Source code of charts
-.-.-
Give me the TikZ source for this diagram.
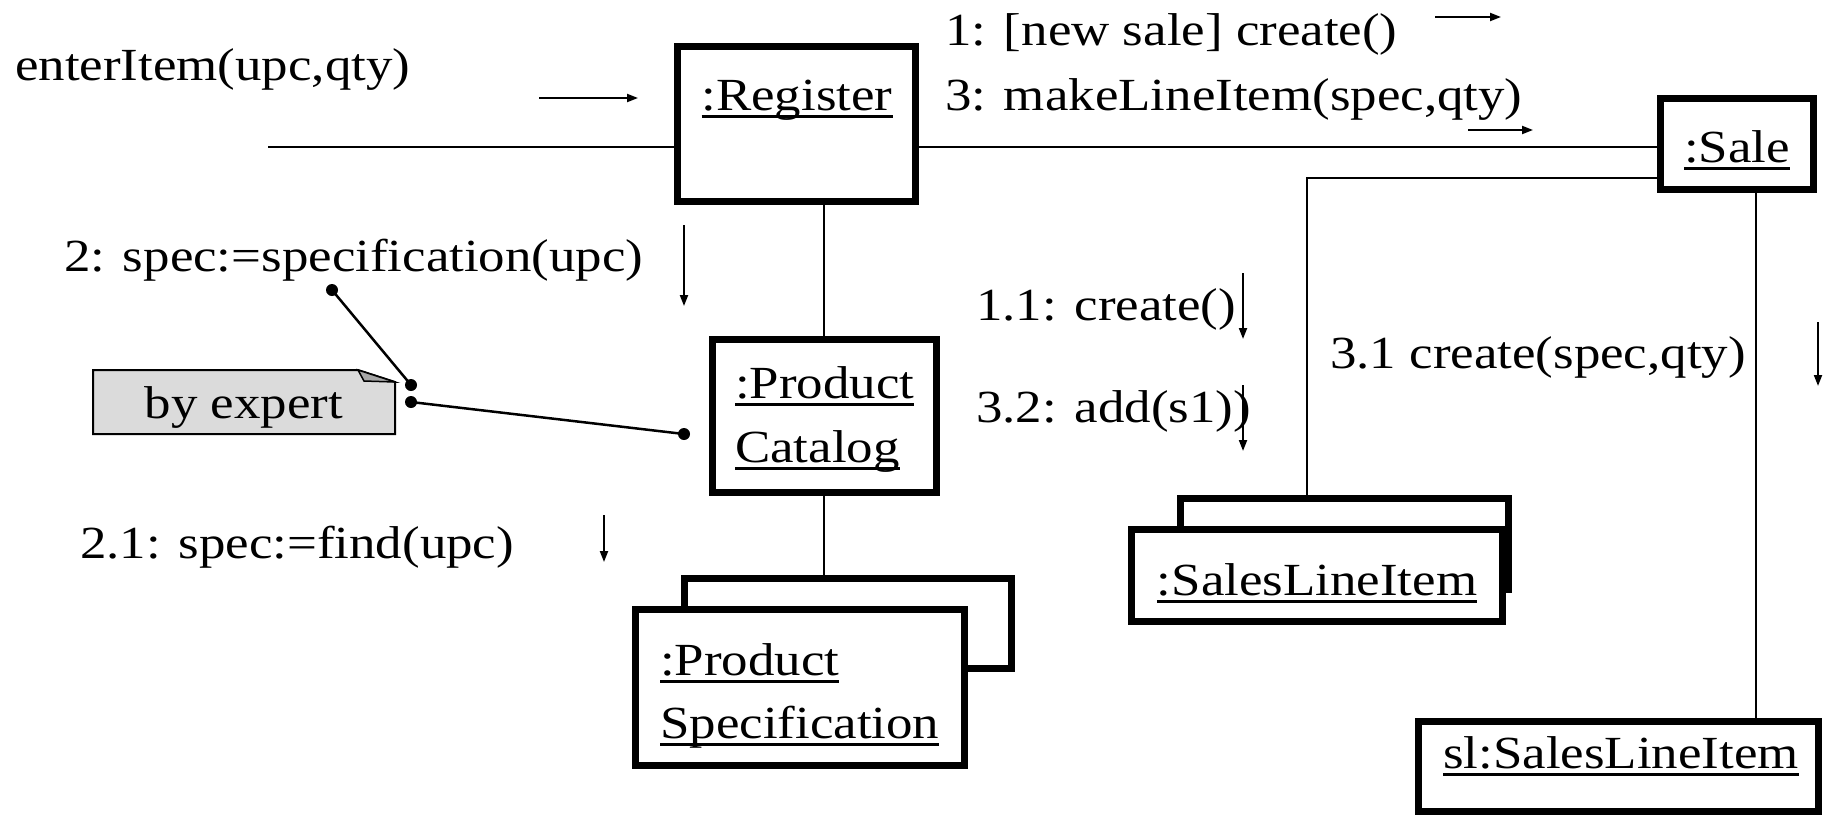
\documentclass[tikz,border=0pt]{standalone}
\usepackage{fontspec}
\setmainfont{Liberation Serif}[FakeStretch=1.15]
\usetikzlibrary{arrows.meta}
\newcommand\myul[1]{\setbox0\hbox{#1}\rlap{\rule[-8pt]{\wd0}{2.8pt}}\box0}
\begin{document}
\begin{tikzpicture}[x=1pt,y=-1pt,
  txt/.style={inner sep=0pt, font=\fontsize{46}{54}\selectfont},
  obj/.style={draw, line width=7pt, fill=white, inner sep=0pt},
  conn/.style={line width=2.5pt},
  vconn/.style={line width=2pt},
  msg/.style={line width=2pt, -{Triangle[length=11pt,width=8pt]}},
  dotn/.style={circle, fill, inner sep=0pt, minimum size=12pt},
  notebox/.style={draw, line width=2pt, fill=black!14}]
\useasboundingbox (0,0) rectangle (1825,815);

% object boxes
\node[obj, minimum width=238pt, minimum height=155pt] (reg) at (796.5,124) {};
\node[obj, minimum width=153pt, minimum height=91pt] (sale) at (1737,144) {};
\node[obj, minimum width=224pt, minimum height=153pt] (pc) at (824.5,416) {};
\node[obj, minimum width=327pt, minimum height=90pt] (psb) at (848,623.5) {};
\node[obj, minimum width=329pt, minimum height=156pt] (psf) at (800,687.5) {};
\node[obj, minimum width=328pt, minimum height=91pt] (slib) at (1344.5,544) {};
\node[obj, minimum width=371pt, minimum height=92pt] (slif) at (1317,575.5) {};
\node[obj, minimum width=400pt, minimum height=90pt] (sl) at (1618.5,766.5) {};

% object names
\node[txt, anchor=base] (tReg) at (797,110) {\myul{:Register}};
\node[txt, anchor=base] (tSale) at (1737,162) {\myul{:Sale}};
\node[txt, anchor=base west] (tPC1) at (735,398) {\myul{:Product}};
\node[txt, anchor=base west] (tPC2) at (735,462) {\myul{Catalog}};
\node[txt, anchor=base west] (tPS1) at (660,675) {\myul{:Product}};
\node[txt, anchor=base west] (tPS2) at (660,738) {\myul{Specification}};
\node[txt, anchor=base] (tSLI) at (1317,595) {\myul{:SalesLineItem}};
\node[txt, anchor=base] (tsl) at (1621,768) {\myul{sl:SalesLineItem}};

% links
\coordinate (ein) at (268,147);
\draw[conn] (ein) -- (ein -| reg.west);
\coordinate (rs) at (1000,147);
\draw[conn] (rs -| reg.east) -- (rs -| sale.west);
\coordinate (sk) at (1307,178);
\draw[conn] (sk -| sale.west) -- (sk) -- (sk |- slib.north);
\coordinate (sv) at (1756,400);
\draw[vconn] (sv |- sale.south) -- (sv |- sl.north);
\coordinate (pv) at (824,300);
\draw[vconn] (pv |- reg.south) -- (pv |- pc.north);
\draw[vconn] (pv |- pc.south) -- (pv |- psb.north);

% message labels
\node[txt, anchor=base west] (mEnter) at (15,80) {enterItem(upc,qty)};
\node[txt, anchor=base west] (mOne) at (945,45) {1: [new sale] create()};
\node[txt, anchor=base west] (mThree) at (945,110) {3: makeLineItem(spec,qty)};
\node[txt, anchor=base west] (mTwo) at (64,271) {2: spec:=specification(upc)};
\node[txt, anchor=base west] (mTwoOne) at (80,558) {2.1: spec:=find(upc)};
\node[txt, anchor=base west] (mOneOne) at (976,320) {1.1: create()};
\node[txt, anchor=base west] (mThreeTwo) at (976,422) {3.2: add(s1))};
\node[txt, anchor=base west] (mThreeOne) at (1330,368) {3.1 create(spec,qty)};

% message arrows
\coordinate (a0s) at (539,98);   \coordinate (a0e) at (638,98);
\coordinate (a1s) at (1435,17);  \coordinate (a1e) at (1501,17);
\coordinate (a3s) at (1468,130); \coordinate (a3e) at (1533,130);
\coordinate (a2s) at (684,225);  \coordinate (a2e) at (684,306);
\coordinate (a11s) at (1243,273); \coordinate (a11e) at (1243,339);
\coordinate (a32s) at (1243,385); \coordinate (a32e) at (1243,451);
\coordinate (a31s) at (1818,322); \coordinate (a31e) at (1818,386);
\coordinate (a21s) at (604,515);  \coordinate (a21e) at (604,562);
\draw[msg] (a0s) -- (a0e);
\draw[msg] (a1s) -- (a1e);
\draw[msg] (a3s) -- (a3e);
\draw[msg] (a2s) -- (a2e);
\draw[msg] (a11s) -- (a11e);
\draw[msg] (a32s) -- (a32e);
\draw[msg] (a31s) -- (a31e);
\draw[msg] (a21s) -- (a21e);

% note
\draw[notebox] (93,370) -- (358,370) -- (395,382) -- (395,434) -- (93,434) -- cycle;
\draw[line width=1.5pt, fill=black!35] (358,370) -- (364,381) -- (395,382) -- cycle;
\node[txt, anchor=base] (tNote) at (244,418) {by expert};

% note anchors
\node[dotn] (d1) at (332,290) {};
\node[dotn] (d2) at (411,385) {};
\node[dotn] (d3) at (411,402) {};
\node[dotn] (d4) at (684,434) {};
\draw[conn] (d1.center) -- (d2.center);
\draw[conn] (d3.center) -- (d4.center);
\end{tikzpicture}
\end{document}
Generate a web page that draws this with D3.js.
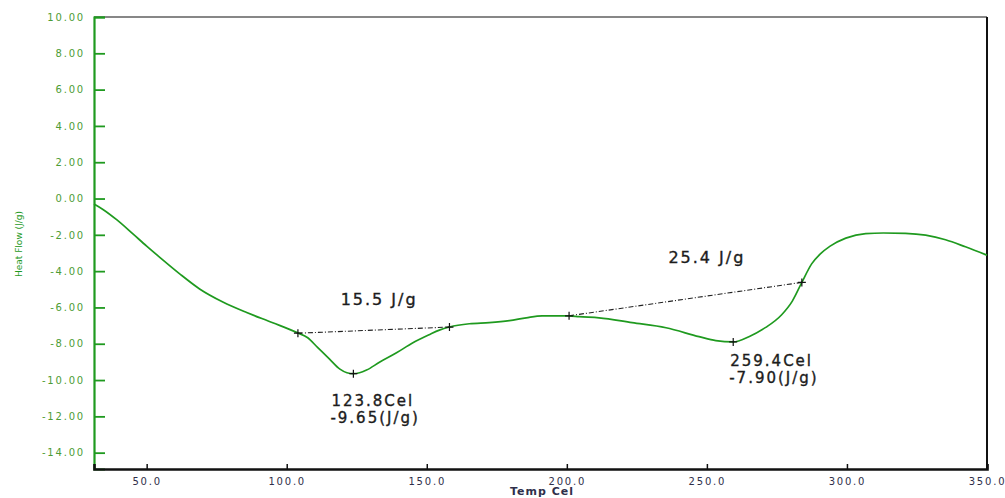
<!DOCTYPE html>
<html>
<head>
<meta charset="utf-8">
<script src="https://cdn.jsdelivr.net/npm/d3@7/dist/d3.min.js"></script>
<style>
  html, body { margin: 0; padding: 0; background: #fff; }
  svg { display: block; }
</style>
</head>
<body>
<svg id="chart" width="1005" height="498"></svg>
<script>
// DSC trace: temperature (Cel) vs heat flow (J/g)
const temps = [31.2, 34.4, 39.4, 45.1, 50.0, 55.0, 61.8, 68.9, 77.2, 85.7, 95.0, 103.9,
  107.5, 111.0, 115.3, 119.0, 121.5, 123.8, 126.0, 128.5, 133.1, 139.2, 144.9, 150.9, 154.5, 158.1, 165.2,
  172.3, 179.5, 185.5, 191.2, 200.8, 204.4, 211.5, 223.3, 235.4, 247.2, 253.2, 259.4, 265.0,
  271.0, 276.7, 280.5, 283.9, 287.4, 290.5, 294.0, 299.6, 306.7, 313.0, 320.9, 328.1, 335.2, 342.3, 350.0];
const heatFlow = [-0.30, -0.60, -1.18, -1.95, -2.62, -3.28, -4.15, -4.98, -5.70, -6.28, -6.84, -7.40,
  -7.67, -8.20, -8.85, -9.40, -9.60, -9.65, -9.60, -9.45, -9.02, -8.50, -7.96, -7.50, -7.25, -7.08, -6.90,
  -6.84, -6.73, -6.57, -6.46, -6.46, -6.51, -6.57, -6.84, -7.12, -7.61, -7.83, -7.90, -7.61,
  -7.10, -6.40, -5.65, -4.62, -3.60, -3.05, -2.62, -2.18, -1.93, -1.90, -1.92, -2.02, -2.27, -2.66, -3.12];

// Tick values
const xTicks = [50, 100, 150, 200, 250, 300, 350];
const yTicks = [-14, -12, -10, -8, -6, -4, -2, 0, 2, 4, 6, 8, 10];

// Integration baselines
const baselineStarts = [[104.0, -7.42], [200.8, -6.46]];
const baselineEnds = [[158.1, -7.08], [283.9, -4.62]];
const enthalpyLabels = ["15.5 J/g", "25.4 J/g"];
const enthalpyLabelPos = [[133, -5.85], [250, -3.55]];

// Peak minima
const peakTemps = [123.8, 259.4];
const peakFlows = [-9.65, -7.90];

const fmt = d3.formatLocale({ decimal: ".", thousands: ",", grouping: [3], currency: ["", ""], minus: "-" });

const svg = d3.select("#chart");
const x = d3.scaleLinear().domain([31.2, 350]).range([94, 987]);
const y = d3.scaleLinear().domain([-14.9, 10]).range([469, 17]);

const green = "#1f9a1f";
const labelGreen = "#4d9c35";
const navy = "#2f2f4a";
const font = "'DejaVu Sans', Verdana, sans-serif";

// Frame: top and right in black
svg.append("line").attr("x1", x(31.2)).attr("x2", x(350)).attr("y1", y(10)).attr("y2", y(10))
  .attr("stroke", "#111").attr("stroke-width", 1.2);
svg.append("line").attr("x1", x(350)).attr("x2", x(350)).attr("y1", y(10)).attr("y2", y(-14.9))
  .attr("stroke", "#111").attr("stroke-width", 2);

// Y axis (green, ticks pointing inward)
const yAxis = d3.axisRight(y).tickValues(yTicks).tickSize(11).tickPadding(0).tickFormat(fmt.format(".2f"));
const gy = svg.append("g").attr("transform", `translate(${x(31.2)},0)`).call(yAxis);
gy.select(".domain").attr("stroke", green).attr("stroke-width", 2.2);
gy.selectAll(".tick line").attr("stroke", green).attr("stroke-width", 1.8);
gy.selectAll(".tick text")
  .attr("x", -9).attr("text-anchor", "end")
  .attr("fill", labelGreen)
  .style("font-family", font)
  .style("font-size", "10px").style("letter-spacing", "1.8px");

// X axis (black, ticks pointing inward)
const xAxis = d3.axisBottom(x).tickValues(xTicks).tickSize(-5).tickPadding(0).tickFormat(fmt.format(".1f"));
const gx = svg.append("g").attr("transform", `translate(0,${y(-14.9)})`).call(xAxis);
gx.select(".domain").attr("stroke", "#111").attr("stroke-width", 2.6);
gx.selectAll(".tick line").attr("stroke", "#111").attr("stroke-width", 1.5);
gx.selectAll(".tick text")
  .attr("y", 16).attr("dy", "0")
  .attr("fill", navy)
  .style("font-family", font)
  .style("font-size", "10px").style("letter-spacing", "1.8px");

// Axis titles
svg.append("text").attr("x", 542).attr("y", 495).attr("text-anchor", "middle")
  .attr("fill", navy)
  .style("font-family", font)
  .style("font-size", "11px").style("font-weight", "bold").style("letter-spacing", "1px")
  .text("Temp Cel");
svg.append("text").attr("transform", "translate(22,244) rotate(-90)").attr("text-anchor", "middle")
  .attr("fill", green)
  .style("font-family", font)
  .style("font-size", "9px")
  .text("Heat Flow (J/g)");

// Baselines (dash-dot)
baselineStarts.forEach((s, i) => {
  const e = baselineEnds[i];
  svg.append("line")
    .attr("x1", x(s[0])).attr("y1", y(s[1])).attr("x2", x(e[0])).attr("y2", y(e[1]))
    .attr("stroke", "#222").attr("stroke-width", 1.1).attr("stroke-dasharray", "5,2,1,2");
});

// DSC curve
const pts = temps.map((t, i) => [t, heatFlow[i]]);
svg.append("path").datum(pts)
  .attr("fill", "none").attr("stroke", green).attr("stroke-width", 1.7)
  .attr("d", d3.line().x(d => x(d[0])).y(d => y(d[1])).curve(d3.curveMonotoneX));

// Cross markers at baseline ends and peak minima
const crossPts = baselineStarts.concat(baselineEnds, peakTemps.map((t, i) => [t, peakFlows[i]]));
svg.append("g").selectAll("path").data(crossPts).join("path")
  .attr("d", d => {
    const cx = x(d[0]), cy = y(d[1]);
    return `M${cx - 4},${cy}H${cx + 4}M${cx},${cy - 4}V${cy + 4}`;
  })
  .attr("stroke", "#111").attr("stroke-width", 1.2);

// Enthalpy labels
enthalpyLabels.forEach((txt, i) => {
  svg.append("text")
    .attr("x", x(enthalpyLabelPos[i][0])).attr("y", y(enthalpyLabelPos[i][1]))
    .attr("text-anchor", "middle").attr("fill", "#1c1c1c")
    .attr("stroke", "#1c1c1c").attr("stroke-width", 0.35)
    .style("font-family", font).style("font-size", "16px").style("letter-spacing", "2px")
    .text(txt);
});

// Peak labels, placed below each minimum
const peakLabelDx = [-22, -3];
const peakLabelDy = [32, 24];
peakTemps.forEach((t, i) => {
  const lx = x(t) + peakLabelDx[i];
  const ly = y(peakFlows[i]) + peakLabelDy[i];
  const g = svg.append("text").attr("fill", "#1c1c1c")
    .attr("stroke", "#1c1c1c").attr("stroke-width", 0.35)
    .style("font-family", font).style("font-size", "15px").style("letter-spacing", "2px");
  g.append("tspan").attr("x", lx).attr("y", ly).text(`${fmt.format(".1f")(t)}Cel`);
  g.append("tspan").attr("x", lx - 1).attr("y", ly + 17).text(`${fmt.format(".2f")(peakFlows[i])}(J/g)`);
});
</script>
</body>
</html>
-.-.-
- [WHAT TO PRODUCE] Could the lines from the top of the material through the line with "(0,0) rectangle (1825,815);" be repeated exactly, pictures left out?

- [THE RESULT]
Give me the TikZ source for this diagram.
\documentclass[tikz,border=0pt]{standalone}
\usepackage{fontspec}
\setmainfont{Liberation Serif}[FakeStretch=1.15]
\usetikzlibrary{arrows.meta}
\newcommand\myul[1]{\setbox0\hbox{#1}\rlap{\rule[-8pt]{\wd0}{2.8pt}}\box0}
\begin{document}
\begin{tikzpicture}[x=1pt,y=-1pt,
  txt/.style={inner sep=0pt, font=\fontsize{46}{54}\selectfont},
  obj/.style={draw, line width=7pt, fill=white, inner sep=0pt},
  conn/.style={line width=2.5pt},
  vconn/.style={line width=2pt},
  msg/.style={line width=2pt, -{Triangle[length=11pt,width=8pt]}},
  dotn/.style={circle, fill, inner sep=0pt, minimum size=12pt},
  notebox/.style={draw, line width=2pt, fill=black!14}]
\useasboundingbox (0,0) rectangle (1825,815);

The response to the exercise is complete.